▶ _PROMPT_:
Your output is the lines from the first one to the one containing "from matplotlib.ticker import MultipleLocator", repeated exactly, with images left out.

▶ _SOURCE MATERIAL_:
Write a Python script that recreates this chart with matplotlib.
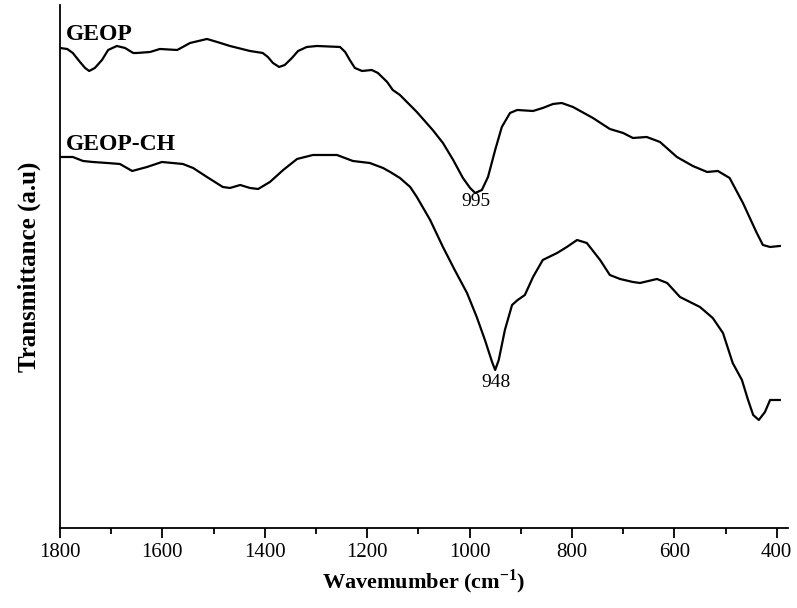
import numpy as np
import matplotlib
matplotlib.use("Agg")
import matplotlib.pyplot as plt
from matplotlib.ticker import MultipleLocator

plt.rcParams['font.family'] = ['Liberation Serif', 'DejaVu Serif']
plt.rcParams['mathtext.fontset'] = 'custom'
plt.rcParams['mathtext.rm'] = 'Liberation Serif'
plt.rcParams['mathtext.bf'] = 'Liberation Serif:bold'

# GEOP spectrum (wavenumber, a.u.)
geop_wn = [1800, 1786, 1775, 1761, 1751, 1743, 1732, 1718, 1706, 1689, 1673, 1657, 1650,
           1624, 1605, 1571, 1546, 1513, 1493, 1468, 1429, 1404, 1394, 1384, 1372, 1361,
           1347, 1335, 1318, 1298, 1253, 1243, 1234, 1224, 1210, 1191, 1179, 1161, 1150,
           1136, 1103, 1072, 1052, 1032, 1013, 999, 989, 976, 964, 950, 937, 921, 907,
           876, 857, 837, 820, 798, 759, 726, 700, 681, 654, 628, 595, 564, 536, 515,
           492, 466, 439, 427, 413, 394]
geop_t = [4.80, 4.79, 4.75, 4.66, 4.60, 4.57, 4.60, 4.68, 4.78, 4.82, 4.80, 4.75, 4.75,
          4.76, 4.79, 4.78, 4.85, 4.89, 4.86, 4.82, 4.77, 4.75, 4.71, 4.65, 4.61, 4.63,
          4.70, 4.77, 4.81, 4.82, 4.81, 4.76, 4.68, 4.60, 4.57, 4.58, 4.55, 4.46, 4.38,
          4.33, 4.16, 3.98, 3.85, 3.68, 3.50, 3.40, 3.35, 3.38, 3.51, 3.78, 4.01, 4.15, 4.18,
          4.17, 4.20, 4.24, 4.25, 4.21, 4.10, 3.99, 3.95, 3.90, 3.91, 3.86, 3.71, 3.62, 3.56,
          3.57, 3.50, 3.25, 2.95, 2.83, 2.81, 2.82]

# GEOP-CH spectrum
ch_wn = [1800, 1775, 1755, 1736, 1708, 1683, 1659, 1630, 1601, 1560, 1540, 1513, 1482,
         1468, 1448, 1429, 1413, 1390, 1364, 1337, 1306, 1259, 1228, 1195, 1169, 1155,
         1136, 1116, 1103, 1077, 1052, 1029, 1005, 986, 970, 956, 950, 943, 931, 917,
         906, 892, 876, 857, 829, 810, 790, 771, 745, 726, 706, 681, 667, 634, 614, 589,
         550, 525, 505, 486, 468, 456, 446, 435, 423, 413, 394]
ch_t = [3.71, 3.71, 3.67, 3.66, 3.65, 3.64, 3.57, 3.61, 3.66, 3.64, 3.60, 3.51, 3.41,
        3.40, 3.43, 3.40, 3.39, 3.46, 3.58, 3.69, 3.73, 3.73, 3.67, 3.65, 3.60, 3.56,
        3.50, 3.41, 3.31, 3.08, 2.81, 2.58, 2.35, 2.11, 1.88, 1.66, 1.58, 1.68, 1.98, 2.23,
        2.28, 2.33, 2.51, 2.68, 2.75, 2.81, 2.88, 2.85, 2.68, 2.53, 2.49, 2.46, 2.45, 2.49,
        2.45, 2.31, 2.21, 2.10, 1.95, 1.65, 1.48, 1.28, 1.13, 1.08, 1.16, 1.28, 1.28]

fig = plt.figure(figsize=(7.97, 6.08), dpi=100)
ax = fig.add_axes([0.0753, 0.1316, 0.9134, 0.8602])

ax.plot(geop_wn, geop_t, color='black', lw=1.6, solid_joinstyle='round')
ax.plot(ch_wn, ch_t, color='black', lw=1.6, solid_joinstyle='round')

ax.set_xlim(1800, 378)
ax.set_ylim(0, 5.23)
ax.xaxis.set_major_locator(MultipleLocator(200))
ax.xaxis.set_minor_locator(MultipleLocator(100))
ax.set_yticks([])
ax.tick_params(axis='x', which='major', direction='out', length=7, width=1.3,
               labelsize=15, pad=4)
ax.tick_params(axis='x', which='minor', direction='out', length=4, width=1.3)
for s in ['top', 'right']:
    ax.spines[s].set_visible(False)
for s in ['left', 'bottom']:
    ax.spines[s].set_linewidth(1.3)

ax.text(1788, 4.93, 'GEOP', fontsize=17, fontweight='bold', va='center', ha='left')
ax.text(1788, 3.83, 'GEOP-CH', fontsize=17, fontweight='bold', va='center', ha='left')
ax.text(987, 3.26, '995', fontsize=14, ha='center', va='center')
ax.text(948, 1.45, '948', fontsize=14, ha='center', va='center')

ax.set_xlabel(r'Wavemumber (cm$^{\mathbf{-1}}$)', fontsize=16, fontweight='bold', labelpad=4)
ax.set_ylabel('Transmittance (a.u)', fontsize=18, fontweight='bold', labelpad=14)

fig.savefig('out.png', dpi=100)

▶ _ANSWER TO THIS TASK_:
Write a Python script that recreates this chart with matplotlib.
import numpy as np
import matplotlib
matplotlib.use("Agg")
import matplotlib.pyplot as plt
from matplotlib.ticker import MultipleLocator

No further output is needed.